O tempo das vacas magras, graças a Deus, passou. Hoje posso me dedicar exclusivamente aos estudos e vou me virando com a graninha dos estágios, mas o hábito de trabalhar à noite persiste, como agora. É algo quase que instintivo, a noite começa e com ela minha mente fica desperta, meus sentidos se tornam mais aguçados e as idéias começam a ferver. É à noite que eu me encontro, ou me perco... Acontece, porém, que recentemente a culpa por dormir tarde voltou a me rondar. Na minha casa seguimos a linha politicamente corretos. Nos preocupamos com o meio ambiente, com a política, acompanhamos o que acontece à nossa volta e cuidamos de nossa alimentação e de nossos hábitos. Para nos mantermos bem informados, estamos sempre lendo publicações que abordam temas relacionados à qualidade de vida. Uma das revistas que assinamos é "Saúde!", da Editora Abril. Nela sempre há reportagens interessantes sobre nutrição, estudos científicos, et cetera. No mês passado, a matéria de capa foi sobre nove atitudades que ajudam a evitar o câncer. Quando a revista chegou, fui com toda sede ler a matéria e qual não foi minha decepção? A primeira atitude: durma cedo. A matéria diz que o não dormir nos expõe ao câncer e que, em caso deste já estar se desenvolvendo, as noites em claro só fazem acelar a evolução da doença. A reportagem diz ainda que é também à noite, quando nos entregamos ao travesseiro, que a glândula pineal, no cérebro, fabrica a melatonina - hormônio que regula o ritmo biológico e tem efeito antioxidante. Para o desespero dos noctívagos, não basta só dormir à noite, segundo a revista, o pico na produção de melatonina ocorre por volta de uma da manhã e é necessário que se esteja dormindo há pelo menos uma ou duas horas.

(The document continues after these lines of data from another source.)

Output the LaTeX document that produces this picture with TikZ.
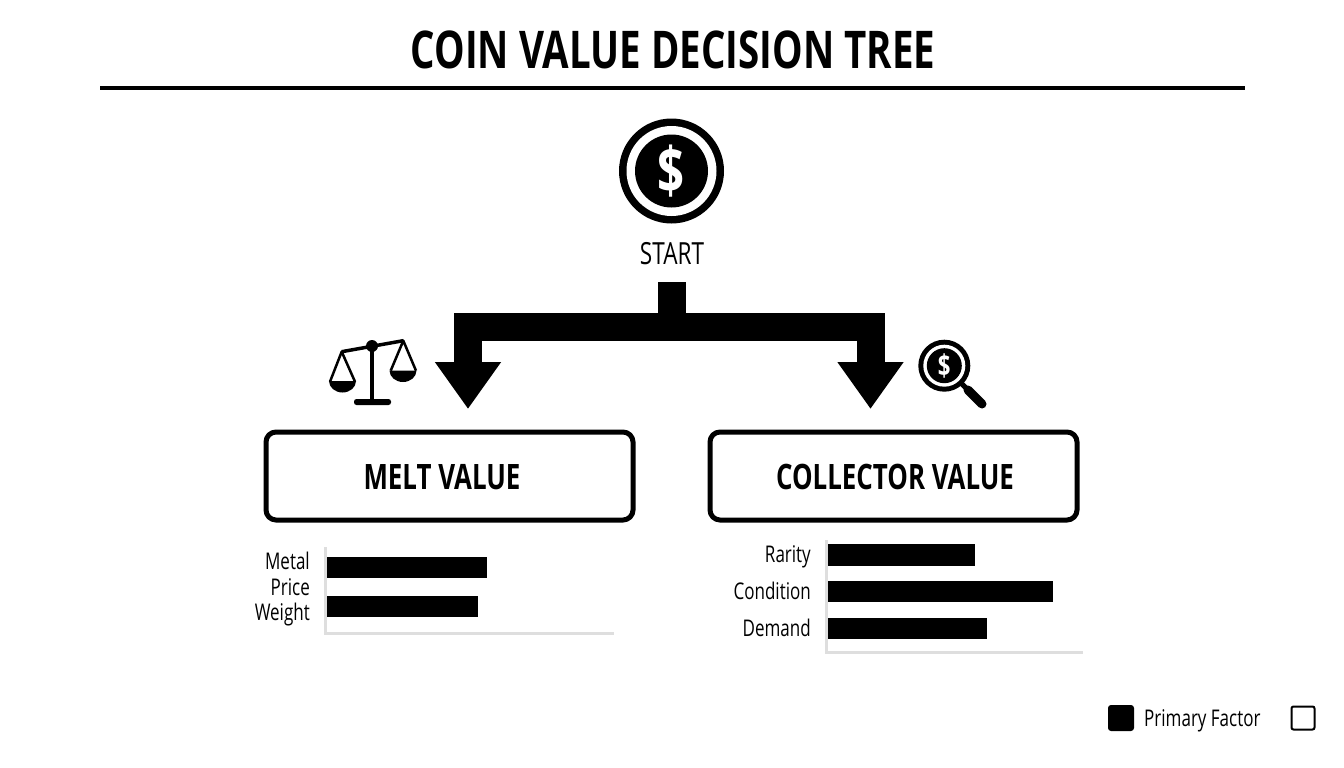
\documentclass[tikz,border=0pt]{standalone}
\usepackage{fontspec}
\setmainfont[FakeStretch=0.74]{Open Sans}
\usetikzlibrary{arrows.meta,positioning}
\definecolor{axisGray}{RGB}{222,222,222}
\tikzset{
    base/.style={font=\fontsize{23}{25}\selectfont, text=black, inner sep=0pt},
    heading/.style={base, font=\fontsize{52}{56}\selectfont\bfseries},
    boxtext/.style={base, font=\fontsize{35}{38}\selectfont\bfseries},
    startlabel/.style={base, font=\fontsize{30.5}{33}\selectfont},
    barlabel/.style={base, anchor=east},
    valuebox/.style={draw=black, line width=5pt, rounded corners=10pt, fill=white,
                     minimum width=367pt, minimum height=88pt, inner sep=0pt},
    branch/.style={line width=28pt, draw=black},
    branchtip/.style={-{Triangle[length=47pt,width=63pt]}},
    bar/.style={fill=black},
    axisline/.style={draw=axisGray, line width=3pt},
    icon/.style={line width=3.5pt, draw=black, line join=round},
    dollar/.style={base, text=white}
}
\begin{document}
\begin{tikzpicture}[x=1pt,y=-1pt]
  \useasboundingbox (0,0) rectangle (1344,768);

  % Title
  \node[heading] (title) at (673,50) {COIN VALUE DECISION TREE};
  \coordinate (ruleL) at (100,88);
  \coordinate (ruleR) at (1245,88);
  \draw[line width=3.5pt] (ruleL) -- (ruleR);

  % Start coin
  \fill[black] (671.5,171) circle (52.5);
  \fill[white] (671.5,171) circle (45);
  \fill[black] (671.5,171) circle (36.5);
  \node[dollar, font=\fontsize{64}{66}\selectfont\bfseries] (coin) at (671.5,171) {\$};
  \node[startlabel] (start) at (672,254) {START};

  % Forked arrow
  \coordinate (trunk) at (671.5,282);
  \coordinate (fork) at (671.5,327);
  \coordinate (tipL) at (468,409);
  \coordinate (tipR) at (870.5,409);
  \draw[branch] (trunk) -- (fork);
  \draw[branch, branchtip] (fork) -| (tipL);
  \draw[branch, branchtip] (fork) -| (tipR);

  % Scale icon
  \draw[icon] (341.7,351.7) -- (403.3,340.7);
  \draw[icon, line width=4pt] (372,346) -- (372,400);
  \fill[black] (372,346) circle (6);
  \fill[black, rounded corners=2.5pt] (354,399) rectangle (391,405);
  \draw[icon, line width=2.5pt] (330,381.7) -- (341.7,351.7) -- (355,381.7);
  \draw[icon, line width=2.5pt] (390.7,370.7) -- (403.3,340.7) -- (416,370.7);
  \fill[black] (329,381) arc[start angle=180, end angle=360, x radius=13.5, y radius=-11.5] -- cycle;
  \fill[black] (389.5,370.5) arc[start angle=180, end angle=360, x radius=13.5, y radius=-11.5] -- cycle;

  % Magnifier icon
  \draw[line width=5pt, line cap=round] (961,383) -- (969,391);
  \draw[line width=9pt, line cap=round] (968,390) -- (982,404);
  \fill[black] (944.3,365.7) circle (26);
  \fill[white] (944.3,365.7) circle (21);
  \fill[black] (944.3,365.7) circle (17.5);
  \node[dollar, font=\fontsize{30}{31}\selectfont\bfseries] (lens) at (944.3,365.7) {\$};

  % Value boxes
  \node[valuebox] (melt) at (449.5,476) {};
  \node[valuebox] (collector) at (893.5,476) {};
  \node[boxtext] (meltlabel) at (442,477) {MELT VALUE};
  \node[boxtext] (collectorlabel) at (895,477) {COLLECTOR VALUE};

  % Melt chart
  \draw[axisline] (325,547) -- (325,633) -- (614,633);
  \fill[bar] (327,557) rectangle (487,578);
  \fill[bar] (327,596) rectangle (478,617);
  \node[barlabel] (metal) at (310,561) {Metal};
  \node[barlabel] (price) at (310,587) {Price};
  \node[barlabel] (weight) at (310,615) {Weight};

  % Collector chart
  \draw[axisline] (826,540) -- (826,652) -- (1083,652);
  \fill[bar] (828,544) rectangle (975,566);
  \fill[bar] (828,581) rectangle (1053,602);
  \fill[bar] (828,618) rectangle (987,639);
  \node[barlabel] (rarity) at (811,557) {Rarity};
  \node[barlabel] (condition) at (811,591) {Condition};
  \node[barlabel] (demand) at (811,628) {Demand};

  % Legend
  \node[fill=black, rounded corners=3pt, minimum size=26pt, inner sep=0pt] (primary) at (1121,718) {};
  \node[base, anchor=west] (primarylabel) at (1144,721) {Primary Factor};
  \node[draw=black, line width=2pt, rounded corners=2pt, fill=white, minimum size=23pt, inner sep=0pt] (secondary) at (1303,718) {};
\end{tikzpicture}
\end{document}
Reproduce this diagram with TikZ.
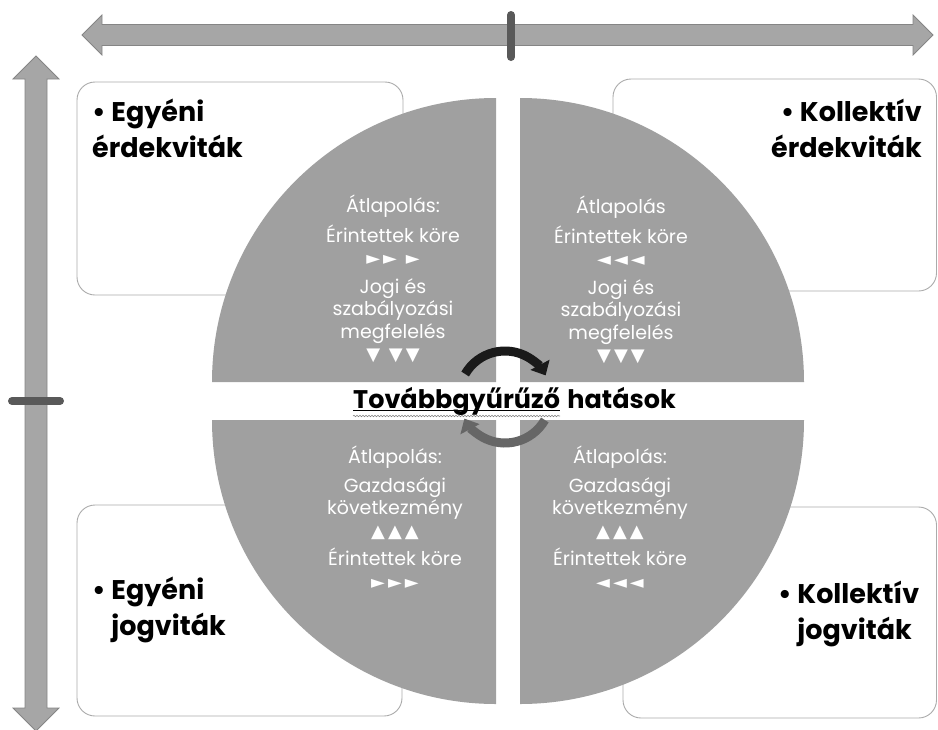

Foi um golpe terrível para mim, só não me alarmei mais por que os estudos científicos ainda têm muito que prosseguir. Tenho tentado tomar as tais atitudes de que a revista fala, mas já esbarro logo na primeira, como estou fazendo agora - precisamente uma hora da manhã - ao escrever este texto. Minha cota de melatonina de hoje já foi para o beleléu... tentarei compensar dormindo mais cedo amanhã, digo, hoje. Por isso : sou noctívago, pero no mucho.